Lat Phrao (, , ) is one of the 50 districts (khet) of Bangkok, Thailand. The district is bounded by six other districts (from north clockwise): Bang Khen, Bueng Kum, Bang Kapi, Wang Thonglang, and Chatuchak.

History
Formerly, Lat Phrao was a tambon of Bang Kapi district, in what was then Phra Nakhon province, before the unification of Thonburi and Phra Nakhon into the single administrative area of Krung Thep (Bangkok). Later it was a sub-district (tambon) of the Bang Kapi District (amphoe), after naming conventions were changed for administrative districts of Bangkok.

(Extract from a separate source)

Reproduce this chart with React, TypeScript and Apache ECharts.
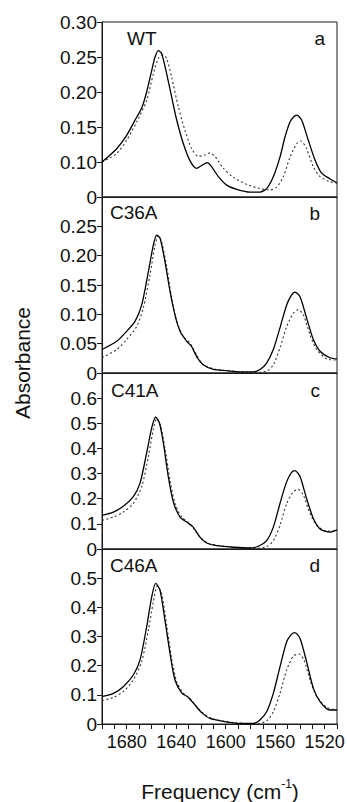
import React, { useEffect, useRef } from "react";
import * as echarts from "echarts";

// Frequency axis (cm-1), reversed
const freqMin = 1510;
const freqMax = 1700;
const freqTickStep = 10;
const freqLabelStep = 40;

// Panel names
const panelNames = ["WT", "C36A", "C41A", "C46A"];
const panelLetters = ["a", "b", "c", "d"];

// Y axis scales (panel a's bottom tick is printed as "0")
const yMins = [0.05, 0, 0, 0];
const yMaxs = [0.3, 0.3, 0.7, 0.6];
const yIntervals = [0.05, 0.05, 0.1, 0.1];
const yDecimals = [2, 2, 1, 1];

// [frequency, absorbance]
const wtSolid = [
  [1700, 0.1], [1688.1, 0.119], [1680.1, 0.138], [1672.0, 0.164], [1667.9, 0.177],
  [1663.9, 0.2], [1659.8, 0.231], [1657.1, 0.25], [1654.5, 0.259], [1651.8, 0.255],
  [1647.7, 0.226], [1643.7, 0.193], [1639.6, 0.16], [1634.2, 0.126], [1628.9, 0.102],
  [1623.5, 0.091], [1619.4, 0.095], [1614.8, 0.099], [1611.3, 0.093], [1605.9, 0.079],
  [1599.2, 0.067], [1591.1, 0.061], [1580.3, 0.057], [1572.3, 0.057], [1566.9, 0.062],
  [1561.5, 0.079], [1556.1, 0.107], [1552.0, 0.136], [1548.0, 0.157], [1545.3, 0.164],
  [1542.6, 0.167], [1538.6, 0.16], [1533.2, 0.131], [1527.8, 0.103], [1522.4, 0.084],
  [1515.8, 0.076], [1510, 0.07],
];
const wtDotted = [
  [1700, 0.1], [1688.1, 0.112], [1680.1, 0.131], [1672.0, 0.157], [1663.9, 0.188],
  [1658.5, 0.226], [1654.5, 0.248], [1650.4, 0.253], [1647.7, 0.248], [1643.7, 0.221],
  [1638.3, 0.179], [1632.9, 0.145], [1627.5, 0.119], [1622.1, 0.108], [1616.7, 0.11],
  [1612.7, 0.113], [1608.6, 0.108], [1601.9, 0.091], [1593.8, 0.078], [1583.0, 0.068],
  [1572.3, 0.062], [1564.2, 0.06], [1558.8, 0.064], [1553.4, 0.079], [1548.0, 0.107],
  [1542.6, 0.126], [1539.1, 0.13], [1534.6, 0.119], [1529.1, 0.093], [1523.7, 0.079],
  [1515.8, 0.072], [1510, 0.07],
];
const c36aSolid = [
  [1700, 0.04], [1688.1, 0.054], [1680.1, 0.071], [1673.3, 0.088], [1667.9, 0.116],
  [1662.5, 0.173], [1658.5, 0.218], [1655.8, 0.235], [1653.1, 0.23], [1649.1, 0.19],
  [1645.0, 0.139], [1641.0, 0.099], [1636.9, 0.071], [1631.5, 0.054], [1627.5, 0.045],
  [1623.5, 0.028], [1618.1, 0.014], [1610.0, 0.006], [1599.2, 0.004], [1588.4, 0.002],
  [1577.6, 0.002], [1572.3, 0.006], [1566.9, 0.017], [1561.5, 0.04], [1556.1, 0.077],
  [1550.7, 0.116], [1546.7, 0.133], [1544.0, 0.138], [1539.9, 0.13], [1534.6, 0.094],
  [1529.1, 0.057], [1523.7, 0.037], [1515.8, 0.026], [1510, 0.024],
];
const c36aDotted = [
  [1700, 0.026], [1688.1, 0.04], [1680.1, 0.057], [1672.0, 0.079], [1666.6, 0.111],
  [1661.2, 0.167], [1657.1, 0.218], [1654.5, 0.234], [1651.8, 0.224], [1647.7, 0.181],
  [1643.7, 0.128], [1639.6, 0.088], [1634.2, 0.062], [1628.9, 0.051], [1623.5, 0.031],
  [1618.1, 0.014], [1607.3, 0.006], [1593.8, 0.003], [1577.6, 0.001], [1566.9, 0.003],
  [1561.5, 0.014], [1556.1, 0.043], [1550.7, 0.079], [1545.3, 0.102], [1541.3, 0.108],
  [1537.2, 0.099], [1531.8, 0.065], [1526.4, 0.04], [1518.4, 0.024], [1510, 0.022],
];
const c41aSolid = [
  [1700, 0.134], [1690.8, 0.147], [1682.8, 0.17], [1674.7, 0.208], [1669.3, 0.261],
  [1663.9, 0.382], [1659.8, 0.482], [1656.6, 0.525], [1653.6, 0.502], [1650.4, 0.422],
  [1646.4, 0.288], [1642.3, 0.187], [1636.9, 0.127], [1631.5, 0.107], [1626.2, 0.087],
  [1620.8, 0.047], [1615.4, 0.024], [1607.3, 0.013], [1593.8, 0.007], [1580.3, 0.004],
  [1573.6, 0.011], [1566.9, 0.033], [1561.5, 0.087], [1556.1, 0.181], [1550.7, 0.268],
  [1546.7, 0.305], [1544.0, 0.312], [1539.9, 0.288], [1534.6, 0.201], [1529.1, 0.121],
  [1523.7, 0.08], [1515.8, 0.067], [1510, 0.076],
];
const c41aDotted = [
  [1700, 0.114], [1690.8, 0.127], [1682.8, 0.147], [1674.7, 0.181], [1667.9, 0.248],
  [1662.5, 0.368], [1658.5, 0.475], [1655.8, 0.518], [1652.6, 0.489], [1649.1, 0.402],
  [1645.0, 0.274], [1641.0, 0.181], [1635.6, 0.127], [1630.2, 0.107], [1624.8, 0.074],
  [1619.4, 0.04], [1612.7, 0.02], [1593.8, 0.007], [1574.9, 0.003], [1566.9, 0.009],
  [1561.5, 0.033], [1556.1, 0.094], [1550.7, 0.181], [1545.3, 0.228], [1541.3, 0.237],
  [1537.2, 0.214], [1531.8, 0.141], [1526.4, 0.094], [1518.4, 0.071], [1510, 0.074],
];
const c46aSolid = [
  [1700, 0.094], [1690.8, 0.105], [1682.8, 0.128], [1674.7, 0.168], [1669.3, 0.219],
  [1663.9, 0.333], [1659.8, 0.436], [1656.6, 0.482], [1653.1, 0.459], [1649.1, 0.356],
  [1645.0, 0.242], [1641.0, 0.151], [1635.6, 0.107], [1630.2, 0.091], [1624.8, 0.065],
  [1619.4, 0.039], [1612.7, 0.019], [1601.9, 0.009], [1588.4, 0.002], [1577.6, 0.002],
  [1572.3, 0.014], [1566.9, 0.042], [1561.5, 0.105], [1556.1, 0.196], [1550.7, 0.282],
  [1546.7, 0.308], [1544.0, 0.313], [1539.9, 0.293], [1534.6, 0.214], [1529.1, 0.122],
  [1523.7, 0.077], [1515.8, 0.048], [1510, 0.048],
];
const c46aDotted = [
  [1700, 0.08], [1690.8, 0.091], [1682.8, 0.111], [1674.7, 0.151], [1667.9, 0.214],
  [1662.5, 0.322], [1658.5, 0.419], [1655.3, 0.473], [1651.8, 0.448], [1647.7, 0.339],
  [1643.7, 0.225], [1639.6, 0.145], [1634.2, 0.105], [1628.9, 0.088], [1623.5, 0.059],
  [1618.1, 0.037], [1610.0, 0.017], [1593.8, 0.005], [1574.9, 0.0], [1566.9, 0.011],
  [1561.5, 0.042], [1556.1, 0.105], [1550.7, 0.185], [1545.3, 0.233], [1540.7, 0.24],
  [1536.7, 0.219], [1531.8, 0.151], [1526.4, 0.094], [1518.4, 0.057], [1510, 0.048],
];

const solidSeries = [wtSolid, c36aSolid, c41aSolid, c46aSolid];
const dottedSeries = [wtDotted, c36aDotted, c41aDotted, c46aDotted];

const FONT = "'Liberation Sans', Arial, Helvetica, sans-serif";

export default function App() {
  const ref = useRef<HTMLDivElement>(null);

  useEffect(() => {
    if (!ref.current) return;
    const chart = echarts.init(ref.current, undefined, { renderer: "svg" });

    const tops = [22, 197, 373, 549];
    const heights = [175, 176, 176, 175];
    const left = 102;
    const width = 235;

    const grids = tops.map((t, i) => ({
      left,
      top: t,
      width,
      height: heights[i],
      show: true,
      borderColor: "#1a1a1a",
      borderWidth: 1,
      backgroundColor: "transparent",
      containLabel: false,
      outerBoundsMode: "none",
    }));

    const xAxes = tops.map((_, i) => {
      const bottom = i === tops.length - 1;
      return {
        type: "value",
        gridIndex: i,
        min: freqMin,
        max: freqMax,
        interval: freqTickStep,
        inverse: true,
        axisLine: { show: true, lineStyle: { color: "#1a1a1a", width: 1 } },
        axisTick: { show: bottom, length: 5, lineStyle: { color: "#1a1a1a" } },
        axisLabel: {
          show: bottom,
          margin: 9,
          fontSize: 18,
          fontFamily: FONT,
          color: "#111",
          hideOverlap: false,
          formatter: (v: number) => (Math.round(v) % freqLabelStep === 0 && Math.round(v) !== freqMax ? String(Math.round(v)) : ""),
        },
        splitLine: { show: false },
      };
    });

    const yAxes = tops.map((_, i) => ({
      type: "value",
      gridIndex: i,
      min: yMins[i],
      max: yMaxs[i],
      interval: yIntervals[i],
      axisLine: { show: true, lineStyle: { color: "#1a1a1a", width: 1 } },
      axisTick: { show: true, length: 5, lineStyle: { color: "#1a1a1a" } },
      axisLabel: {
        margin: 5,
        fontSize: 19,
        fontFamily: FONT,
        color: "#111",
        formatter: (v: number) => {
          if (Math.abs(v - yMins[i]) < 1e-6) return "0";
          if (i > 0 && Math.abs(v - yMaxs[i]) < 1e-6) return "";
          return v.toFixed(yDecimals[i]);
        },
      },
      splitLine: { show: false },
    }));

    const series: any[] = [];
    tops.forEach((_, i) => {
      series.push({
        type: "line",
        name: panelNames[i] + " solid",
        xAxisIndex: i,
        yAxisIndex: i,
        data: solidSeries[i],
        showSymbol: false,
        smooth: 0.25,
        lineStyle: { color: "#000", width: 1.3, type: "solid" },
        z: 3,
      });
      series.push({
        type: "line",
        name: panelNames[i] + " dotted",
        xAxisIndex: i,
        yAxisIndex: i,
        data: dottedSeries[i],
        showSymbol: false,
        smooth: 0.25,
        lineStyle: { color: "#333", width: 1.1, type: [2, 2.5] },
        z: 2,
      });
    });

    const nameX = [127, 110, 111, 110];
    const nameY = [38.5, 212.5, 390, 565];
    const letterX = [325, 320, 320, 320];
    const letterY = [38.5, 213, 390, 565];

    const graphics: any[] = [];
    tops.forEach((_, i) => {
      graphics.push({
        type: "text",
        x: nameX[i],
        y: nameY[i],
        style: {
          text: panelNames[i],
          font: `19px ${FONT}`,
          fill: "#111",
          textAlign: "left",
          textVerticalAlign: "middle",
        },
      });
      graphics.push({
        type: "text",
        x: letterX[i],
        y: letterY[i],
        style: {
          text: panelLetters[i],
          font: `19px ${FONT}`,
          fill: "#111",
          textAlign: "right",
          textVerticalAlign: "middle",
        },
      });
    });
    graphics.push({
      type: "text",
      x: 22,
      y: 363,
      rotation: Math.PI / 2,
      style: {
        text: "Absorbance",
        font: `21px ${FONT}`,
        fill: "#111",
        textAlign: "center",
        textVerticalAlign: "middle",
      },
    });
    graphics.push({
      type: "text",
      x: 220,
      y: 790,
      style: {
        text: "{n|Frequency (cm}{s|-1}{n|)}",
        fill: "#111",
        textAlign: "center",
        textVerticalAlign: "middle",
        rich: {
          n: { fontSize: 21, fontFamily: FONT, lineHeight: 24, fill: "#111", color: "#111", verticalAlign: "bottom" },
          s: { fontSize: 12, fontFamily: FONT, lineHeight: 24, fill: "#111", color: "#111", verticalAlign: "top", padding: [0, 0, 0, 0] },
        },
      },
    });

    chart.setOption({
      animation: false,
      backgroundColor: "#fff",
      grid: grids,
      xAxis: xAxes,
      yAxis: yAxes,
      series,
      graphic: graphics,
    });

    return () => chart.dispose();
  }, []);

  return (
    <div
      ref={ref}
      style={{ position: "fixed", left: 0, top: 0, width: 347, height: 802, background: "#fff" }}
    />
  );
}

On 4 September 1989, Lat Phrao was split off from Bang Kapi along with Bueng Kum as new districts.

In 1997, the boundaries of Lat Phrao District were modified to balance the size and population of Bangkok's districts. The portion of Chorake Bua sub-district north of Khok Khram and Ta Reng canals was reassigned to Bang Khen district, and portions of the Lat Phrao sub-district were added to Wang Thonglang district.

On 24 January 2002, portions of Wang Thonglang District were reassigned to Lat Phrao Sub-district.

The word Lat Phrao can mean 'slope of coconut'. The district seal features a coconut putting forth two fresh leaves.

Administration
The district is divided into two sub-districts (khwaeng).

District council
The district council for Lat Phrao has seven members, who each serve four-year terms. Elections were last held on 30 April 2006. The results were seven seats for the Thai Rak Thai Party.